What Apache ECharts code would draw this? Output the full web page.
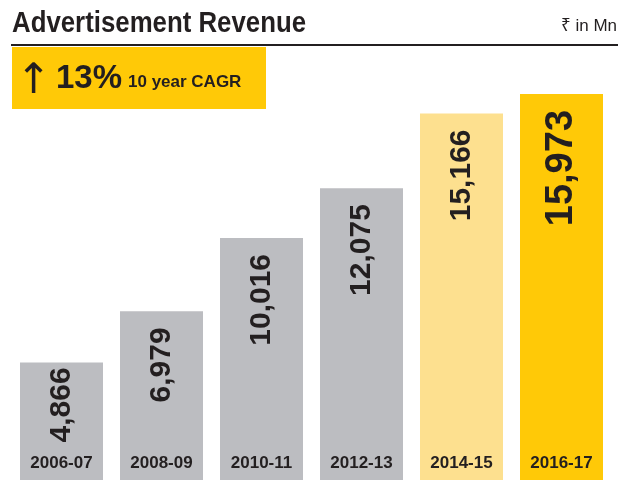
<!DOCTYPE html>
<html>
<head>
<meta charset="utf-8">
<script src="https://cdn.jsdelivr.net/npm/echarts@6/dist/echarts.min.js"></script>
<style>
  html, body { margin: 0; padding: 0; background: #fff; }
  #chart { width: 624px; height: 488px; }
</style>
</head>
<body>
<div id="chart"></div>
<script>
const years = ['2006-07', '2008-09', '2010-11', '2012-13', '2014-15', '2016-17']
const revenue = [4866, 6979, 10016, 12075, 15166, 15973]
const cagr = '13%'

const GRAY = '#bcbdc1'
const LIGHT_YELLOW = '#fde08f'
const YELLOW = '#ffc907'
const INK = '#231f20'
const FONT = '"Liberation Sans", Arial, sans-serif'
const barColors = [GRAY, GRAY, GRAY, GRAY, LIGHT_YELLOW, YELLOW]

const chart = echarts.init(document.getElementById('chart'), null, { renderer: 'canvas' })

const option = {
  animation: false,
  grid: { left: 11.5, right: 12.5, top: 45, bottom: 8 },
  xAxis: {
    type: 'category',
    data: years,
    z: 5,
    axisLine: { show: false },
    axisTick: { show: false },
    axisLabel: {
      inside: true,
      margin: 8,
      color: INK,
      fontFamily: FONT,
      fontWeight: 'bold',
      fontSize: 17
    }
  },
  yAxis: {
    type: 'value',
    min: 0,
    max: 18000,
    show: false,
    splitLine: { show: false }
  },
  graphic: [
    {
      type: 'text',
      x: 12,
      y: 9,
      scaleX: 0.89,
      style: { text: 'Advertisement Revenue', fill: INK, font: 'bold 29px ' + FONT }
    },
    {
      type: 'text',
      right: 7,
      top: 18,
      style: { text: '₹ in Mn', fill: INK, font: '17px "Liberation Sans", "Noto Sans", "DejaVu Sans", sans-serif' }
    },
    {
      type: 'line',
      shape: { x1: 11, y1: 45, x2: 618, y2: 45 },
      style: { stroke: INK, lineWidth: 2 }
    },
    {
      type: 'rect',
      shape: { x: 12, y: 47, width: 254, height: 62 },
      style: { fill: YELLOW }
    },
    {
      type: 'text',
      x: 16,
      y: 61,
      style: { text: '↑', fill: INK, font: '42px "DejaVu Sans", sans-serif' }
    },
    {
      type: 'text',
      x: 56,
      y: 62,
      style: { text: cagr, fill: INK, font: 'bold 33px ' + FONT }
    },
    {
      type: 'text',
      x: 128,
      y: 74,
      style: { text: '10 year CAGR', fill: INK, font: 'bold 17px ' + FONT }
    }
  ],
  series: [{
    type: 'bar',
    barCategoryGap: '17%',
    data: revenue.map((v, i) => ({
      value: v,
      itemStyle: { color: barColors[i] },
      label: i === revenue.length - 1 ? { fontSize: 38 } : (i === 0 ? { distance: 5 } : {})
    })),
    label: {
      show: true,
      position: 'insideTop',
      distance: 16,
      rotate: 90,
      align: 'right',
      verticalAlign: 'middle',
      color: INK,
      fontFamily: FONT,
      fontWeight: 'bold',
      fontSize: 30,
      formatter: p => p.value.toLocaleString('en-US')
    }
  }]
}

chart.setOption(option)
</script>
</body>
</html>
....
» WHAT IS NEEDED
Without the pictures, return the listing above from its first line through the line that has "const cagr = '13%'".

» EXPECTED ANSWER
What Apache ECharts code would draw this? Output the full web page.
<!DOCTYPE html>
<html>
<head>
<meta charset="utf-8">
<script src="https://cdn.jsdelivr.net/npm/echarts@6/dist/echarts.min.js"></script>
<style>
  html, body { margin: 0; padding: 0; background: #fff; }
  #chart { width: 624px; height: 488px; }
</style>
</head>
<body>
<div id="chart"></div>
<script>
const years = ['2006-07', '2008-09', '2010-11', '2012-13', '2014-15', '2016-17']
const revenue = [4866, 6979, 10016, 12075, 15166, 15973]
const cagr = '13%'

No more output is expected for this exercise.